Closed Narua2010 closed 2 years ago
the same question. I adjusted the batch size and learning rate, but 'nan issue' still occured.
I debugged around a bit. When I train with the CPU it runs through without problems. Only on the GPU does the error appear. However, here from the beginning the results are not usable, which makes me think that either CUDA is doing a problem or I'm overlooking some settings that could fix the problem.
I would be very happy if someone could help me with the settings.
I have updated all Conda dependencies and now the AI runs through successfully on the GPU. In addition, I had to adjust some places in the code as they were overhauled with the newer versions.
Thanks a lot! My GPU is [NVIDIA GeForce RTX 3050 Ti Laptop GPU]. I changed CUDA from version 11 to 10.2 and download the corresponding 'torch' package, then the codes run through without Nan problem!
Hi, I have the same problem, can I fix it without lowering the CUDA version?
This is an interesting issue. So it only happened for CUDA 11? @SsnL @taesungp any thoughts?
IIRC, there were some issues with certain pytorch versions and CUDA 11.0. Glad to know it works for 10.2. Another thing to try is to use the latest PyTorch with supported CUDA version.

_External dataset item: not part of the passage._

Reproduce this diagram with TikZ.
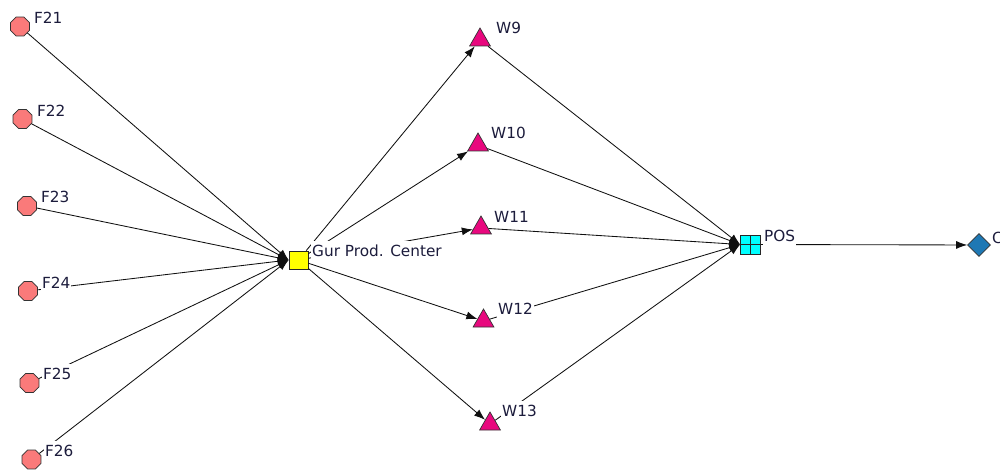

When I train with pix2pix, I always get "NaN" as return value after some epochs. I have tested it with my own datasets as well as with the facades dataset. However, I always got the same error.
After searching for it, I found that I should adjust the learning rate. After that the test ran longer, but after a while the same error occurred.
I really don't know what the losses of G_GAN, G_L1, D_real and D_fake are due to during training.